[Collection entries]
◇ ◇ ◇ ◇ ◇

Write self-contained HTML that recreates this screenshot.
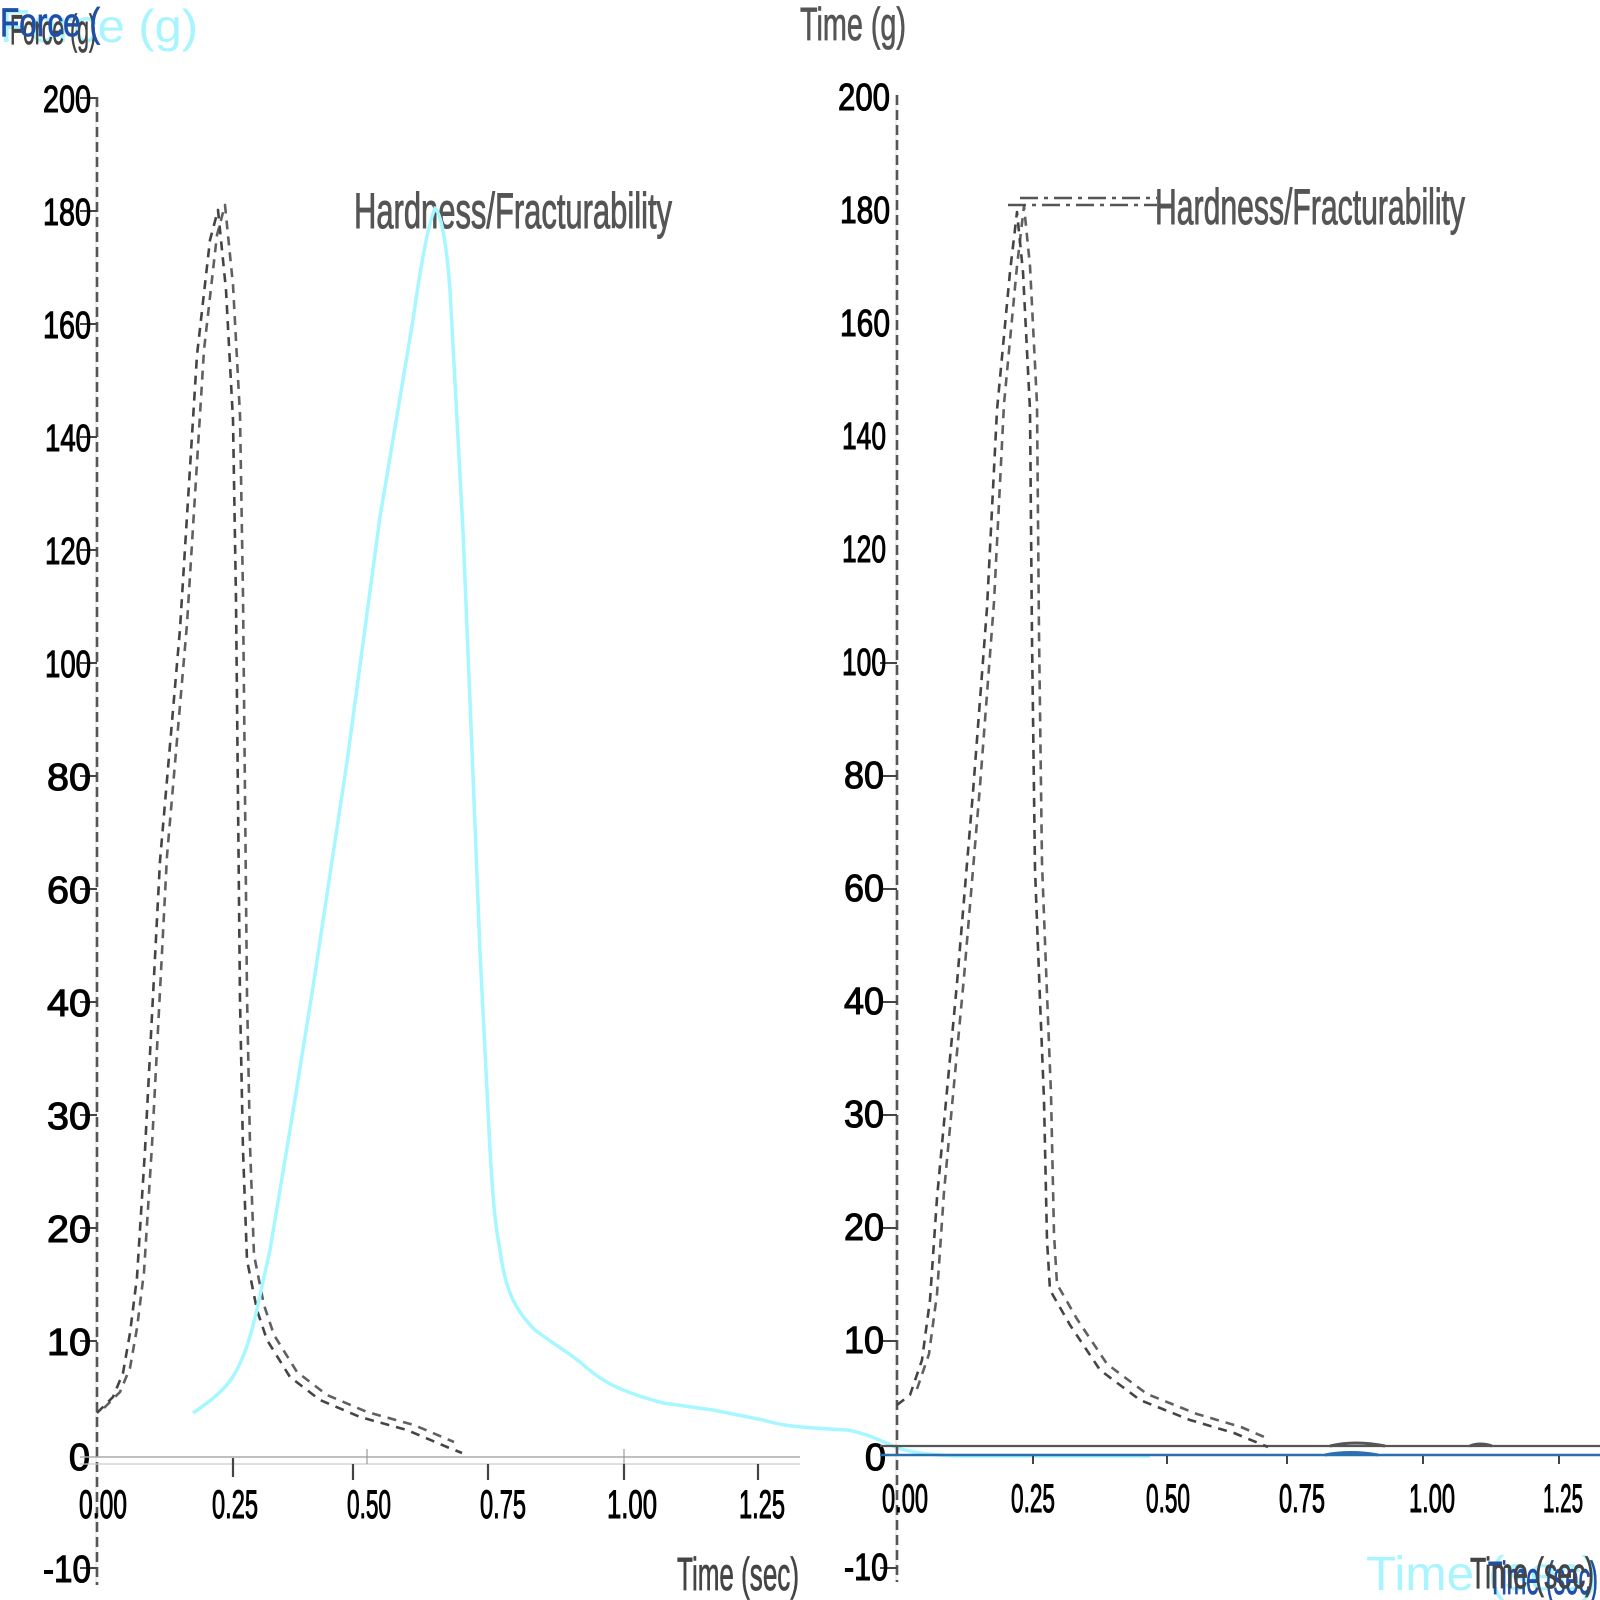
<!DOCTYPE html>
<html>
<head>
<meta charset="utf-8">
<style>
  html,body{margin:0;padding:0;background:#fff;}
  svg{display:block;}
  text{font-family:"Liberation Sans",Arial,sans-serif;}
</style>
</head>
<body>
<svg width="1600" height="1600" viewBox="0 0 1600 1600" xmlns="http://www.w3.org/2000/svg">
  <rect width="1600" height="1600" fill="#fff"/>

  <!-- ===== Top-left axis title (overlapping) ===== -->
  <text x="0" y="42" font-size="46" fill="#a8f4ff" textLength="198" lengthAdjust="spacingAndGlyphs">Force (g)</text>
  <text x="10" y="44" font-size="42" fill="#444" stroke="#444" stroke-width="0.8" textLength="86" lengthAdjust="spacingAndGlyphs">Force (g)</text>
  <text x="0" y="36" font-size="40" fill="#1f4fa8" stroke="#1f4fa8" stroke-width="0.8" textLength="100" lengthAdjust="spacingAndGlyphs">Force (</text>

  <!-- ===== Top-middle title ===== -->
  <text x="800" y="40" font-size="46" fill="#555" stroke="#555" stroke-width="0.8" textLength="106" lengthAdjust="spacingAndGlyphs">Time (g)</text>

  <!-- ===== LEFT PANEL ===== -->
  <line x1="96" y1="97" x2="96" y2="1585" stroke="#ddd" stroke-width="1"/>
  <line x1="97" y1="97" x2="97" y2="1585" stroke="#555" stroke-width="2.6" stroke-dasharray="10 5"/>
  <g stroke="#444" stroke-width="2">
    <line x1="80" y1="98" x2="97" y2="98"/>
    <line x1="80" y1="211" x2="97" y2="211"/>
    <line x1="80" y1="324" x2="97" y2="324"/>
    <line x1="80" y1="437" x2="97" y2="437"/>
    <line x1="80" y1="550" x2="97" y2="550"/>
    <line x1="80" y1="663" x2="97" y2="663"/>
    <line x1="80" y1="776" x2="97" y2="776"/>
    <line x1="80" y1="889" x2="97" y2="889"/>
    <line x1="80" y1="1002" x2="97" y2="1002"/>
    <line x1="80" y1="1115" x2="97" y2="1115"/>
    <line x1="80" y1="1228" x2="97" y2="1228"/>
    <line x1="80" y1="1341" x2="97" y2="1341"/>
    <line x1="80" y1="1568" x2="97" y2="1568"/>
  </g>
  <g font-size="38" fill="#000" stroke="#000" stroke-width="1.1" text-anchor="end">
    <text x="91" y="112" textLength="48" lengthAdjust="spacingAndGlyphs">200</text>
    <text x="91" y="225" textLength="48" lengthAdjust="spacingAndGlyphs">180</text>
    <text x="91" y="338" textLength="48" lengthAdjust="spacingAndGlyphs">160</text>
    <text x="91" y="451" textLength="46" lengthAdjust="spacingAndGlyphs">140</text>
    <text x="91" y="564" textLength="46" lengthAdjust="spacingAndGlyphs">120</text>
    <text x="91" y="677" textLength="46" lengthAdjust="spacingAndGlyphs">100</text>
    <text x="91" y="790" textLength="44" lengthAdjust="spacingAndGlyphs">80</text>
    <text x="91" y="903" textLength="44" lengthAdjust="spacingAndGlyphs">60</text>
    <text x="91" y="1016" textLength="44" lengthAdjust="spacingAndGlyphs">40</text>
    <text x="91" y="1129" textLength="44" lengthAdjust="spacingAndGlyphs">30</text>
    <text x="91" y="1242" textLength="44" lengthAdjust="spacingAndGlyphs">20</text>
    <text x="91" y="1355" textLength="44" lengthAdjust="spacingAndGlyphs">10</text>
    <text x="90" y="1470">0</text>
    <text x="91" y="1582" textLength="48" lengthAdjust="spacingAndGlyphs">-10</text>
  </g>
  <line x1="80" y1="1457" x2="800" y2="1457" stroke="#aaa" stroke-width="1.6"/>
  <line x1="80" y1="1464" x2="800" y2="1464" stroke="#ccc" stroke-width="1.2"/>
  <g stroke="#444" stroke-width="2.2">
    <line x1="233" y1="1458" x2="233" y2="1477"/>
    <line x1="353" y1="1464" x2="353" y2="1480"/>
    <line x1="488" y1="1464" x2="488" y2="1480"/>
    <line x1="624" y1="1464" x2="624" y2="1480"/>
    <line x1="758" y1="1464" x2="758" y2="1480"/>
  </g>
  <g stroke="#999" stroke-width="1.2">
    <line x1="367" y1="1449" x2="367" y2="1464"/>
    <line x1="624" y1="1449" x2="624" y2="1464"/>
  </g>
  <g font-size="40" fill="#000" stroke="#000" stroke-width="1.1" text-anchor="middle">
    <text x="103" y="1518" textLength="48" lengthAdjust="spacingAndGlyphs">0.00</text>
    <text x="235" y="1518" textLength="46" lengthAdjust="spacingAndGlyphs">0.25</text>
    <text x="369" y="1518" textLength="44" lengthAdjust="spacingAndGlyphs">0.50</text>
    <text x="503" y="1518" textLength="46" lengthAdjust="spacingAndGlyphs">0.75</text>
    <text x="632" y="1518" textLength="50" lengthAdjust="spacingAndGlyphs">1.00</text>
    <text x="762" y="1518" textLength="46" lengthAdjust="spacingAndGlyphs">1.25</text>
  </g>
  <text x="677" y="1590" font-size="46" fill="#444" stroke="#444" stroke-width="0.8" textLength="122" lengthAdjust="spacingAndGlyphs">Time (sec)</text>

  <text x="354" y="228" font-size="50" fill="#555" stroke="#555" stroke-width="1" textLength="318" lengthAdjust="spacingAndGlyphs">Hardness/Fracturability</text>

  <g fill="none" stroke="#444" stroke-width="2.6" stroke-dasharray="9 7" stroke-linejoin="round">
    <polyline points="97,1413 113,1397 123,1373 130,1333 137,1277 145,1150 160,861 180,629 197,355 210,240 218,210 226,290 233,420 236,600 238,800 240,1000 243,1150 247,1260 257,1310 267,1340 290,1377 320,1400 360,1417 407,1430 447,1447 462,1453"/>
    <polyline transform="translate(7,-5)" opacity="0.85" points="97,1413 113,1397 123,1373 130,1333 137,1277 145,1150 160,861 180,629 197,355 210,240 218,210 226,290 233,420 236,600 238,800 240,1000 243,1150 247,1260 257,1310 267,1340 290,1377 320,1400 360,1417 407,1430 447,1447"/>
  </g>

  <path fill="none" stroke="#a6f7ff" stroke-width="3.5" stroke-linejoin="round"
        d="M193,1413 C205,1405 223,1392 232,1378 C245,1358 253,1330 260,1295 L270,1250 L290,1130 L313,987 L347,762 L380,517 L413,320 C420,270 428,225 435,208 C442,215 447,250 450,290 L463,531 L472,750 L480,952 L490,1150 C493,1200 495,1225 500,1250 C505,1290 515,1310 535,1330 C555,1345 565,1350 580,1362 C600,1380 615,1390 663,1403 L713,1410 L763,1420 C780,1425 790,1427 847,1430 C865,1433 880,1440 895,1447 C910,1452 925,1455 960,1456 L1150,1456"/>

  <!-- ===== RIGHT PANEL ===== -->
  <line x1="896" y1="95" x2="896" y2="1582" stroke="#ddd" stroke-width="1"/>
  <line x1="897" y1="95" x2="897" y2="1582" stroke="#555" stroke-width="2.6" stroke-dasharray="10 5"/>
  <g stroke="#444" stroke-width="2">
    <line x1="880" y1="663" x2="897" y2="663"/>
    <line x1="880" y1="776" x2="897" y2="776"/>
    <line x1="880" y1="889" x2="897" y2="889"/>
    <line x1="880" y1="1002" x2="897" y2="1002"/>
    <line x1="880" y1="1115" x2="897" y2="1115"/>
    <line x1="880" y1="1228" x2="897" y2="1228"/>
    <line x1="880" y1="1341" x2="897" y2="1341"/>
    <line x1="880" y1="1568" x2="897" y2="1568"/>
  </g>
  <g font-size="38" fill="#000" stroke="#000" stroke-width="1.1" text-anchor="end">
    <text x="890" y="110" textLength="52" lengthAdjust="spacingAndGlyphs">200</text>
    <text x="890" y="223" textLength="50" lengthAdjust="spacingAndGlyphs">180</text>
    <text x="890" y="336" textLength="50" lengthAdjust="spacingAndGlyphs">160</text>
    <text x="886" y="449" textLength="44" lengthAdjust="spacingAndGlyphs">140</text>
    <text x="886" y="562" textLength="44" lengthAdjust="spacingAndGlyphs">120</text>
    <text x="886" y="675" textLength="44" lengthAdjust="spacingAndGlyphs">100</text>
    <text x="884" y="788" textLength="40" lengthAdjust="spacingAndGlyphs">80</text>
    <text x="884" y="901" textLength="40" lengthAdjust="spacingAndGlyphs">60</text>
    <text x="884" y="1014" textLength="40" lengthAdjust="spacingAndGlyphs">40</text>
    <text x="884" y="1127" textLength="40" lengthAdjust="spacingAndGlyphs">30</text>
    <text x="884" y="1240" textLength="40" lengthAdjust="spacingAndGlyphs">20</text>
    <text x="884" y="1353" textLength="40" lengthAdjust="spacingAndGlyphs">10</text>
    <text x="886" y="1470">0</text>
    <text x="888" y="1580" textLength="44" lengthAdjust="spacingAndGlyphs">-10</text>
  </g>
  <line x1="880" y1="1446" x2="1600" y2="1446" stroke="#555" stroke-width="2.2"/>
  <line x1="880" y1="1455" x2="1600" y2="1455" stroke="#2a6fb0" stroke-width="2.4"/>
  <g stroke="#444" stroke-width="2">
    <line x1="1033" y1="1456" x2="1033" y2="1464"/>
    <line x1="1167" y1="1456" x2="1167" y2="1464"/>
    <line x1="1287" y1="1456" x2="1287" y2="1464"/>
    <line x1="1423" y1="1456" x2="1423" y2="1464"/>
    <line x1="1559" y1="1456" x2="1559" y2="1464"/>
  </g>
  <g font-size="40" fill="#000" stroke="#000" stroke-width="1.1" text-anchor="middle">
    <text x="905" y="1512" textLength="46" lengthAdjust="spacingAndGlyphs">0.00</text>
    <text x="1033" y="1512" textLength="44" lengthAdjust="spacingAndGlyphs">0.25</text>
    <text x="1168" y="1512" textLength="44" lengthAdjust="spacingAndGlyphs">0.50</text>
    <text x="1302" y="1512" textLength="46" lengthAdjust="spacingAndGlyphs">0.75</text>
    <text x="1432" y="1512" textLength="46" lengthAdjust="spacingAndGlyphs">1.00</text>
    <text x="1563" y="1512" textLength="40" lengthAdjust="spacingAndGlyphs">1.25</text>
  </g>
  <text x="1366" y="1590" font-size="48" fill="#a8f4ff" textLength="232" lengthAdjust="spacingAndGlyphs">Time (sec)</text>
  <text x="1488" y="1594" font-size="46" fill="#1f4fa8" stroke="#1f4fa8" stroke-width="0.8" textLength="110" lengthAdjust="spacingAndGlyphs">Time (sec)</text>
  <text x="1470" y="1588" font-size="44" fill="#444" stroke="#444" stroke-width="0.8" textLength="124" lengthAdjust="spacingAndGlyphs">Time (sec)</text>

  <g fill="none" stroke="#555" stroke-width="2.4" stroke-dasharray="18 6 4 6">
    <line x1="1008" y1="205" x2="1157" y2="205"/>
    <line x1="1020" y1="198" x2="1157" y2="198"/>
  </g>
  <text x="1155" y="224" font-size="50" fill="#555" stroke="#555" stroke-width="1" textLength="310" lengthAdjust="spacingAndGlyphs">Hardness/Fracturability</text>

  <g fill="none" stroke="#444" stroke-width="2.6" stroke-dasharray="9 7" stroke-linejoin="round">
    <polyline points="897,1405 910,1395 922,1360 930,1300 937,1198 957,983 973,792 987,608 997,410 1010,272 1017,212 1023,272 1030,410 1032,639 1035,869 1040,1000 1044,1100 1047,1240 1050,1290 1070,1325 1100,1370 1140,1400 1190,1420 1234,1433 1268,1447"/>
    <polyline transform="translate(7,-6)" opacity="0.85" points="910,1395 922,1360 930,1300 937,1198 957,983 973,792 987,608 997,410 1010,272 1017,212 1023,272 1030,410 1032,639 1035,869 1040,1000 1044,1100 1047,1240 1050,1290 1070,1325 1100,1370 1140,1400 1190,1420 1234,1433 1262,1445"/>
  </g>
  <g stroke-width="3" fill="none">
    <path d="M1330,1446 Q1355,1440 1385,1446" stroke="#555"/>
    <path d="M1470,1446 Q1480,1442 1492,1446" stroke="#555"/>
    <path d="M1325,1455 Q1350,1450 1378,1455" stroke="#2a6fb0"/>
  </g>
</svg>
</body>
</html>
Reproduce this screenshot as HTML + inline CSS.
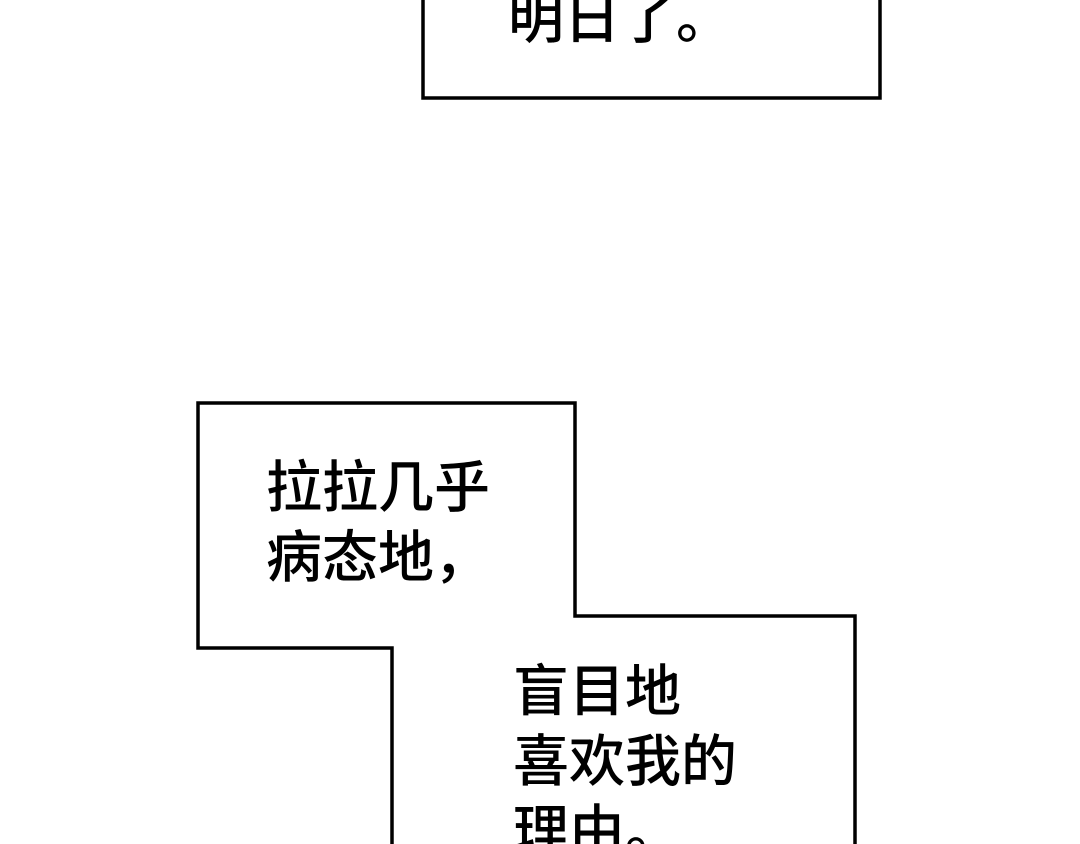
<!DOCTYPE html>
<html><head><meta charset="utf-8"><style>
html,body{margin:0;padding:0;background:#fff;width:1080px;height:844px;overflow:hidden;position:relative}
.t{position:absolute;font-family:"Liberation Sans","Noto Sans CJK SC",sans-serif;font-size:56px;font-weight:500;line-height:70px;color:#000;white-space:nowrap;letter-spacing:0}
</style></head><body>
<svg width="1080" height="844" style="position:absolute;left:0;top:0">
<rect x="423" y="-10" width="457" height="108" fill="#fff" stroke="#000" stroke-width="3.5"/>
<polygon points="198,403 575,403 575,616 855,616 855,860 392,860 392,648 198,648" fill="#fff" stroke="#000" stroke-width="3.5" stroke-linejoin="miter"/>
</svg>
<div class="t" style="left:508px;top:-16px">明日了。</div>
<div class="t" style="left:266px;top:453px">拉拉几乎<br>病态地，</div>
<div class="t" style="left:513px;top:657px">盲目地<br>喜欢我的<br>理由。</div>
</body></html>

◇ ◇ ◇ ◇ ◇

## EXERCISE REQUIREMENTS:
Reproduce exactly, and only, the lines from the one containing "Reproduce this screenshot" through the last line of the records above, both included, leaving out any pictures.

## SOLUTION FOR THIS EXERCISE:
Reproduce this screenshot as HTML + inline CSS.
<!DOCTYPE html>
<html><head><meta charset="utf-8"><style>
html,body{margin:0;padding:0;background:#fff;width:1080px;height:844px;overflow:hidden;position:relative}
.t{position:absolute;font-family:"Liberation Sans","Noto Sans CJK SC",sans-serif;font-size:56px;font-weight:500;line-height:70px;color:#000;white-space:nowrap;letter-spacing:0}
</style></head><body>
<svg width="1080" height="844" style="position:absolute;left:0;top:0">
<rect x="423" y="-10" width="457" height="108" fill="#fff" stroke="#000" stroke-width="3.5"/>
<polygon points="198,403 575,403 575,616 855,616 855,860 392,860 392,648 198,648" fill="#fff" stroke="#000" stroke-width="3.5" stroke-linejoin="miter"/>
</svg>
<div class="t" style="left:508px;top:-16px">明日了。</div>
<div class="t" style="left:266px;top:453px">拉拉几乎<br>病态地，</div>
<div class="t" style="left:513px;top:657px">盲目地<br>喜欢我的<br>理由。</div>
</body></html>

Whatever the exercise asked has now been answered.